Potential by Ariel Schrag


Using comic strip format, Schrag documented her experiences as she went through her high school years in Berkley, California during the mid-90s. She sold photocopies to her fellow students at the time. Her freshman (Grade 9) year is appropriately summed up with the title Awkward. Sophmore year - in which Schrag sorts out whether her sexual identity is bisexual or lesbian - is called Definition. These two are now collected into one volume, published by Simon & Schuster in 2008.

Potential covers Grade 11, Schrag's junior year. She has her first real relationship with a girl and covers all the other things going on in her teenage life: her parent's divorce, getting drunk and stoned, her desire to have sex with a boy, studying for school, and the importance of the right clothes. Passion, confusion, insecurity - Schrag lays herself bare, sometimes literally. Her autobiographical work is gutsy, fresh and funny.

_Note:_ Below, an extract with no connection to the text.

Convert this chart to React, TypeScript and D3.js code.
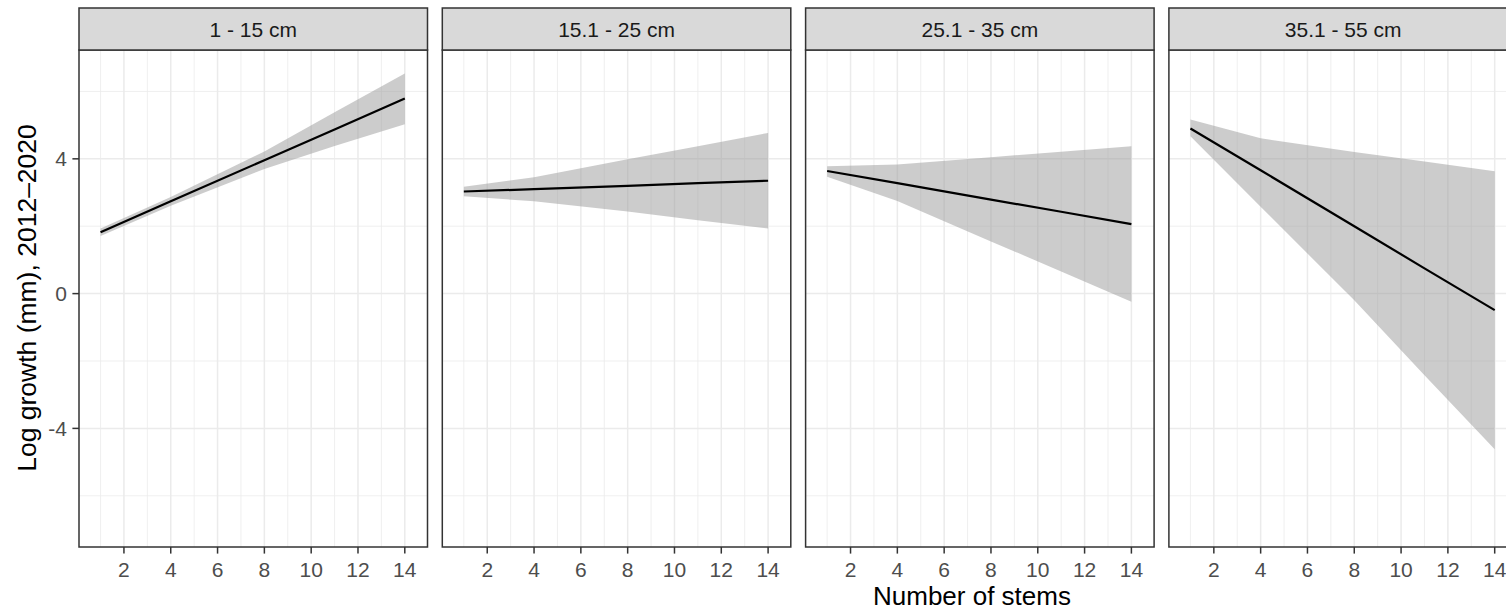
import React, { useEffect, useRef } from 'react';
import * as d3 from 'd3';

// facet labels (diameter classes)
const panels = ['1 - 15 cm', '15.1 - 25 cm', '25.1 - 35 cm', '35.1 - 55 cm'];

const stems = [1, 4, 8, 11, 14];

// fitted line per panel
const fitValues = [
  [1.82, 2.74, 3.96, 4.87, 5.79],
  [3.03, 3.10, 3.20, 3.28, 3.35],
  [3.64, 3.28, 2.79, 2.43, 2.06],
  [4.90, 3.66, 2.00, 0.75, -0.49],
];

// upper confidence bound per panel
const upperValues = [
  [1.93, 2.87, 4.22, 5.38, 6.53],
  [3.17, 3.45, 3.99, 4.37, 4.77],
  [3.78, 3.83, 4.05, 4.21, 4.37],
  [5.17, 4.61, 4.20, 3.92, 3.63],
];

// lower confidence bound per panel
const lowerValues = [
  [1.71, 2.61, 3.70, 4.38, 5.03],
  [2.89, 2.74, 2.44, 2.18, 1.93],
  [3.47, 2.75, 1.55, 0.66, -0.24],
  [4.67, 2.58, -0.20, -2.42, -4.62],
];

const xTicks = [2, 4, 6, 8, 10, 12, 14];
const xMinor = [1, 3, 5, 7, 9, 11, 13];
const yTicks = [-4, 0, 4];
const yMinor = [-6, -2, 2, 6];

const xTitle = 'Number of stems';
const yTitle = 'Log growth (mm), 2012\u20132020';

function App() {
  const ref = useRef<SVGSVGElement>(null);

  useEffect(() => {
    const svg = d3.select(ref.current);
    svg.selectAll('*').remove();

    const font = '"Liberation Sans", Arial, Helvetica, sans-serif';
    const firstLeft = 79;
    const step = 363.3;
    const pw = 348.5;
    const stripTop = 8;
    const panelTop = 50;
    const panelBottom = 547;

    const y = d3.scaleLinear().domain([-7.52, 7.23]).range([panelBottom, panelTop]);

    panels.forEach((label, p) => {
      const left = firstLeft + p * step;
      const x = d3.scaleLinear().domain([0.08, 14.97]).range([left, left + pw]);
      const g = svg.append('g');

      g.append('rect')
        .attr('x', left).attr('y', panelTop)
        .attr('width', pw).attr('height', panelBottom - panelTop)
        .attr('fill', '#fff');

      // minor grid
      g.selectAll('.vminor').data(xMinor).join('line')
        .attr('x1', d => x(d)).attr('x2', d => x(d))
        .attr('y1', panelTop).attr('y2', panelBottom)
        .attr('stroke', '#ebebeb').attr('stroke-width', 0.8);
      g.selectAll('.hminor').data(yMinor).join('line')
        .attr('x1', left).attr('x2', left + pw)
        .attr('y1', d => y(d)).attr('y2', d => y(d))
        .attr('stroke', '#ebebeb').attr('stroke-width', 0.8);

      // major grid
      g.selectAll('.vmajor').data(xTicks).join('line')
        .attr('x1', d => x(d)).attr('x2', d => x(d))
        .attr('y1', panelTop).attr('y2', panelBottom)
        .attr('stroke', '#ebebeb').attr('stroke-width', 1.5);
      g.selectAll('.hmajor').data(yTicks).join('line')
        .attr('x1', left).attr('x2', left + pw)
        .attr('y1', d => y(d)).attr('y2', d => y(d))
        .attr('stroke', '#ebebeb').attr('stroke-width', 1.5);

      const rows = stems.map((s, i) => ({
        s, fit: fitValues[p][i], lo: lowerValues[p][i], hi: upperValues[p][i],
      }));

      const area = d3.area<any>()
        .x(d => x(d.s))
        .y0(d => y(d.lo))
        .y1(d => y(d.hi));
      g.append('path')
        .attr('d', area(rows))
        .attr('fill', '#999999')
        .attr('fill-opacity', 0.5);

      const line = d3.line<any>().x(d => x(d.s)).y(d => y(d.fit));
      g.append('path')
        .attr('d', line(rows))
        .attr('fill', 'none')
        .attr('stroke', '#000')
        .attr('stroke-width', 2.2);

      // panel border
      g.append('rect')
        .attr('x', left).attr('y', panelTop)
        .attr('width', pw).attr('height', panelBottom - panelTop)
        .attr('fill', 'none').attr('stroke', '#333').attr('stroke-width', 1.5);

      // strip
      g.append('rect')
        .attr('x', left).attr('y', stripTop)
        .attr('width', pw).attr('height', panelTop - stripTop)
        .attr('fill', '#d9d9d9').attr('stroke', '#333').attr('stroke-width', 1.5);
      g.append('text')
        .attr('x', left + pw / 2).attr('y', 37)
        .attr('text-anchor', 'middle')
        .style('font-family', font).style('font-size', '21px')
        .style('fill', '#1a1a1a')
        .text(label);

      // x axis ticks
      g.selectAll('.xtick').data(xTicks).join('line')
        .attr('x1', d => x(d)).attr('x2', d => x(d))
        .attr('y1', panelBottom).attr('y2', panelBottom + 6.6)
        .attr('stroke', '#333').attr('stroke-width', 1.5);
      g.selectAll('.xlab').data(xTicks).join('text')
        .attr('x', d => x(d)).attr('y', 577)
        .attr('text-anchor', 'middle')
        .style('font-family', font).style('font-size', '21px')
        .style('fill', '#4d4d4d')
        .text(d => d);

      if (p === 0) {
        g.selectAll('.ytick').data(yTicks).join('line')
          .attr('x1', left - 6.6).attr('x2', left)
          .attr('y1', d => y(d)).attr('y2', d => y(d))
          .attr('stroke', '#333').attr('stroke-width', 1.5);
        g.selectAll('.ylab').data(yTicks).join('text')
          .attr('x', left - 12).attr('y', d => y(d) + 7.5)
          .attr('text-anchor', 'end')
          .style('font-family', font).style('font-size', '21px')
          .style('fill', '#4d4d4d')
          .text(d => String(d));
      }
    });

    svg.append('text')
      .attr('x', 972).attr('y', 605)
      .attr('text-anchor', 'middle')
      .style('font-family', font).style('font-size', '26px')
      .style('fill', '#000')
      .text(xTitle);

    svg.append('text')
      .attr('transform', 'translate(36,298) rotate(-90)')
      .attr('text-anchor', 'middle')
      .style('font-family', font).style('font-size', '26.5px')
      .style('fill', '#000')
      .text(yTitle);
  }, []);

  return (
    <svg
      ref={ref}
      width={1506}
      height={612}
      style={{ position: 'absolute', left: 0, top: 0, background: '#fff' }}
    />
  );
}

export default App;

In an homage to Alison Bechdel's book store scenes in Dykes to Watch Out For comics, Schrag changes the titles of the books on the shelves in her bedroom from panel to panel. Stuart Little becomes the lesbian classic Rubyfruit Jungle. The Celluloid Closet transforms into The Good Mother in the panel where Schrag's mother pops her head in the doorway. I was pleased to see one of my very favourite books on her shelves: Opal.

I look forward to the final installment of Schrag's high school chronicles, Likewise, which was published earlier this year. Schrag is currently on tour with Sister Spit; sadly for me, their only Canadian show is in Toronto.